>> Start DATA SHOWN

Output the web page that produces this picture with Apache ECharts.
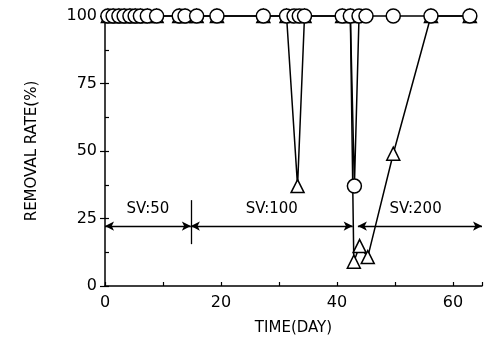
<!DOCTYPE html>
<html><head><meta charset="utf-8">
<script src="https://cdn.jsdelivr.net/npm/echarts@6/dist/echarts.min.js"></script>
<style>html,body{margin:0;padding:0;background:#fff}#c{width:485px;height:345px}</style>
</head><body><div id="c"></div>
<script>
// Circle series (days, removal rate %)
const circleDays = [0.5,1.4,2.4,3.3,4.3,5.2,6.1,7.3,8.9,12.8,13.8,15.8,19.3,27.3,31.3,32.6,33.5,34.4,40.9,42.3,43.0,43.8,45.0,49.7,56.2,62.9];
const circleVals = [100,100,100,100,100,100,100,100,100,100,100,100,100,100,100,100,100,100,100,100,37,100,100,100,100,100];
// Triangle series
const triDays = [0.5,1.4,2.4,3.3,4.3,5.2,6.1,7.3,8.9,12.8,13.8,15.8,19.3,27.3,31.3,33.2,34.4,40.9,42.3,42.9,43.9,45.3,49.7,56.2,62.9];
const triVals = [100,100,100,100,100,100,100,100,100,100,100,100,100,100,100,37,100,100,100,9,14.8,10.7,49,100,100];
// SV periods
const svLabels = ['SV:50','SV:100','SV:200'];
const svStart = [0, 14.8, 43.6];
const svEnd = [14.8, 42.7, 65];
const svLevel = 22.2;
const svTextLevel = 28.3;
const svDivider = {day: 14.8, from: 15.5, to: 31.8};
const xTicks = [0,20,40,60];
const yTicks = [0,25,50,75,100];

const ink = '#000';
const font = 'DejaVu Sans';
const circleData = circleDays.map((d,i)=>[d,circleVals[i]]);
const triData = triDays.map((d,i)=>[d,triVals[i]]);

const markLines = svLabels.map((s,i)=>[
  {coord:[svStart[i], svLevel]},
  {coord:[svEnd[i], svLevel]}
]);
markLines.push([{coord:[svDivider.day, svDivider.from], symbol:'none'},{coord:[svDivider.day, svDivider.to], symbol:'none'}]);

const chart = echarts.init(document.getElementById('c'), null, {renderer:'canvas'});
chart.setOption({
  animation:false,
  backgroundColor:'#fff',
  grid:{left:105, right:0, top:16, bottom:59},
  xAxis:{
    type:'value', min:0, max:65, interval:10,
    name:'TIME(DAY)', nameLocation:'middle', nameGap:35,
    nameTextStyle:{color:ink, fontFamily:font, fontSize:15},
    axisLine:{lineStyle:{color:ink, width:1.5}},
    axisTick:{inside:true, length:4, lineStyle:{color:ink, width:1.2}},
    axisLabel:{color:ink, fontFamily:font, fontSize:16, margin:9,
      formatter:v=> xTicks.includes(v) ? String(v) : ''},
    splitLine:{show:false}
  },
  yAxis:[{
    type:'value', min:0, max:100, interval:25,
    name:'REMOVAL RATE(%)', nameLocation:'middle', nameGap:65,
    nameTextStyle:{color:ink, fontFamily:font, fontSize:15},
    axisLine:{lineStyle:{color:ink, width:1.5}},
    axisTick:{length:5, lineStyle:{color:ink, width:1.2}},
    axisLabel:{color:ink, fontFamily:font, fontSize:16, margin:8,
      formatter:v=> yTicks.includes(v) ? String(v) : ''},
    splitLine:{show:false}
  },{
    type:'value', min:0, max:100, interval:12.5, position:'left',
    axisLine:{show:false},
    axisTick:{inside:true, length:4, lineStyle:{color:ink, width:1.2}},
    axisLabel:{show:false}, splitLine:{show:false}
  }],
  series:[
    {
      type:'line', data:triData, yAxisIndex:0, clip:false, z:2,
      symbol:'triangle', symbolSize:13,
      lineStyle:{color:ink, width:1.5},
      itemStyle:{color:'#fff', borderColor:ink, borderWidth:1.5}
    },
    {
      type:'line', data:circleData, yAxisIndex:0, clip:false, z:3,
      symbol:'circle', symbolSize:14,
      lineStyle:{color:ink, width:1.5},
      itemStyle:{color:'#fff', borderColor:ink, borderWidth:1.5}
    },
    {
      type:'scatter', data:[], yAxisIndex:0, z:1,
      markLine:{
        silent:true, symbol:['arrow','arrow'], symbolSize:[7,9],
        label:{show:false},
        lineStyle:{color:ink, width:1.3, type:'solid'},
        data:markLines
      }
    },
    {
      type:'scatter', yAxisIndex:0, symbolSize:1, z:4,
      itemStyle:{opacity:0},
      data: svLabels.map((s,i)=>({value:[(svStart[i]+Math.min(svEnd[i],63.5))/2, svTextLevel], name:s})),
      label:{show:true, position:'inside', opacity:1, formatter:p=>p.name, color:ink, fontFamily:font, fontSize:15}
    }
  ]
});
</script></body></html>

>> End DATA SHOWN

# [TASK REQUIREMENTS]
Leave out any pictures, please, and quote only the lines from the top of the data through the line that contains "const yTicks = [0,25,50,75,100];".

# [WRITTEN REPLY]
Output the web page that produces this picture with Apache ECharts.
<!DOCTYPE html>
<html><head><meta charset="utf-8">
<script src="https://cdn.jsdelivr.net/npm/echarts@6/dist/echarts.min.js"></script>
<style>html,body{margin:0;padding:0;background:#fff}#c{width:485px;height:345px}</style>
</head><body><div id="c"></div>
<script>
// Circle series (days, removal rate %)
const circleDays = [0.5,1.4,2.4,3.3,4.3,5.2,6.1,7.3,8.9,12.8,13.8,15.8,19.3,27.3,31.3,32.6,33.5,34.4,40.9,42.3,43.0,43.8,45.0,49.7,56.2,62.9];
const circleVals = [100,100,100,100,100,100,100,100,100,100,100,100,100,100,100,100,100,100,100,100,37,100,100,100,100,100];
// Triangle series
const triDays = [0.5,1.4,2.4,3.3,4.3,5.2,6.1,7.3,8.9,12.8,13.8,15.8,19.3,27.3,31.3,33.2,34.4,40.9,42.3,42.9,43.9,45.3,49.7,56.2,62.9];
const triVals = [100,100,100,100,100,100,100,100,100,100,100,100,100,100,100,37,100,100,100,9,14.8,10.7,49,100,100];
// SV periods
const svLabels = ['SV:50','SV:100','SV:200'];
const svStart = [0, 14.8, 43.6];
const svEnd = [14.8, 42.7, 65];
const svLevel = 22.2;
const svTextLevel = 28.3;
const svDivider = {day: 14.8, from: 15.5, to: 31.8};
const xTicks = [0,20,40,60];
const yTicks = [0,25,50,75,100];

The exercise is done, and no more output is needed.